42. The Court notes that the objections and arguments put forward by the Government as to the existence of an effective legal remedy in this connection have been dismissed in previous cases (see Lukenda, cited above) and sees no reason to reach a different conclusion in the present case.
43. Accordingly, the Court considers that in the circumstances of the present case there has been a violation of Article 13 on account of the lack of a remedy under domestic law whereby the applicant could have obtained a ruling on whether her case had been heard within a reasonable time, as set forth in Article 6 § 1.
II. APPLICATION OF ARTICLE 41 OF THE CONVENTION
44. Article 41 of the Convention provides:
“If the Court finds that there has been a violation of the Convention or the Protocols thereto, and if the internal law of the High Contracting Party concerned allows only partial reparation to be made, the Court shall, if necessary, afford just satisfaction to the injured party.”
45. The applicant claimed 7,500 euros (EUR) in respect of non-pecuniary damage.
46. The Government contested the claim.
47. Taking into consideration the finding that the proceedings to which the applicant was a party were not unreasonably long, the Court considers that the finding of a violation of Article 13 constitutes in itself sufficient just satisfaction and makes no monetary award under this head.
B. Costs and expenses
48. The applicant also claimed approximately EUR 1,180 for the costs and expenses incurred in the proceedings before the Court.
49. The Government argued that the claim was excessive.
50. According to the Court's case-law, an applicant is entitled to reimbursement of his costs and expenses only in so far as it has been shown that these have been actually and necessarily incurred and were reasonable as to quantum.
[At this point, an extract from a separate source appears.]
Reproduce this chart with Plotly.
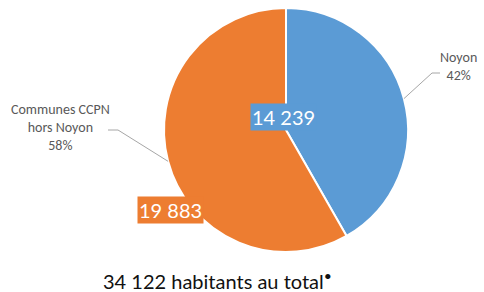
import math
import plotly.graph_objects as go

labels = ["Noyon", "Communes CCPN<br>hors Noyon"]
values = [14239, 19883]
colors = ["#5B9BD5", "#ED7D31"]
total_text = "34 122 habitants au total"

W, H = 484, 292
cx_px, cy_px, r_px = 286, 130, 122
dom_x = [(cx_px - 141) / W, (cx_px + 141) / W]
dom_y = [1 - (cy_px + r_px) / H, 1 - (cy_px - r_px) / H]

fig = go.Figure(go.Pie(
    labels=labels, values=values, sort=False, direction="clockwise", rotation=0,
    marker=dict(colors=colors, line=dict(color="white", width=2)),
    textinfo="none", hoverinfo="skip", showlegend=False,
    domain=dict(x=dom_x, y=dom_y),
))

def fmt(v):
    return f"{v:,}".replace(",", " ")

tot = sum(values)
# value boxes
value_pos = [(283, 117), (170, 210)]
for v, c, (px, py) in zip(values, colors, value_pos):
    fig.add_annotation(x=px / W, y=1 - py / H, xref="paper", yref="paper",
                       xanchor="center", yanchor="middle",
                       text=fmt(v), showarrow=False, bgcolor=c, borderpad=1,
                       font=dict(family="Lato", size=20, color="white"))

# outside labels with elbow leader lines
label_pos = [(458, 66, 440, 73, "left"), (60, 127, 108, 130, "right")]
cum = 0
for v, lab, (lx, ly, ex, ey, side) in zip(values, labels, label_pos):
    frac = v / tot
    mid = (cum + frac / 2) * 2 * math.pi
    cum += frac
    px = cx_px + r_px * math.sin(mid)
    py = cy_px - r_px * math.cos(mid)
    pct = round(frac * 100)
    fig.add_annotation(x=lx / W, y=1 - ly / H, xref="paper", yref="paper",
                       xanchor="center", yanchor="middle",
                       text=f"{lab}<br>{pct}%", showarrow=False,
                       font=dict(family="Carlito, Calibri, Lato", size=14, color="#595959"))
    hx = ex - 8 if side == "left" else ex + 10
    fig.add_shape(type="path", xref="paper", yref="paper",
                  path=f"M {ex / W} {1 - ey / H} L {hx / W} {1 - ey / H} L {px / W} {1 - py / H}",
                  line=dict(color="#A6A6A6", width=1))

fig.add_annotation(x=101 / W, y=1 - 280 / H, xref="paper", yref="paper",
                   xanchor="left", yanchor="middle",
                   text=total_text + "<sup>•</sup>", showarrow=False,
                   font=dict(family="Lato", size=20, color="#111111"))

fig.update_layout(width=W, height=H, margin=dict(l=0, r=0, t=0, b=0),
                  paper_bgcolor="white", plot_bgcolor="white")
fig.write_html("out.html", config={"displayModeBar": False},
               post_script="document.body.style.margin='0';document.body.style.padding='0';")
The Court also notes that the applicant's lawyers, who also represented the applicant in Lukenda (cited above), lodged nearly 400 applications which, apart from the facts, are essentially the same as the present one. Accordingly, in the present case, regard being had to the information in its possession and to the above criteria, the Court considers it reasonable to award the applicant the sum of EUR 1,000 for the proceedings before the Court.
C. Default interest
51. The Court considers it appropriate that the default interest should be based on the marginal lending rate of the European Central Bank, to which should be added three percentage points.
FOR THESE REASONS, THE COURT UNANIMOUSLY
1. Declares the application admissible;
2. Holds that there has been no violation of Article 6 § 1 of the Convention;
3. Holds that there has been a violation of Article 13 of the Convention;
(a) that the respondent State is to pay the applicant, within three months from the date on which the judgment becomes final in accordance with Article 44 § 2 of the Convention, EUR 1,000 (one thousand euros) in respect of costs and expenses, plus any tax that may be chargeable;
(b) that from the expiry of the above-mentioned three months until settlement simple interest shall be payable on the above amounts at a rate equal to the marginal lending rate of the European Central Bank during the default period plus three percentage points;
5. Dismisses the remainder of the applicant's claim for just satisfaction.
Done in English, and notified in writing on 27 July 2006, pursuant to Rule 77 §§ 2 and 3 of the Rules of Court.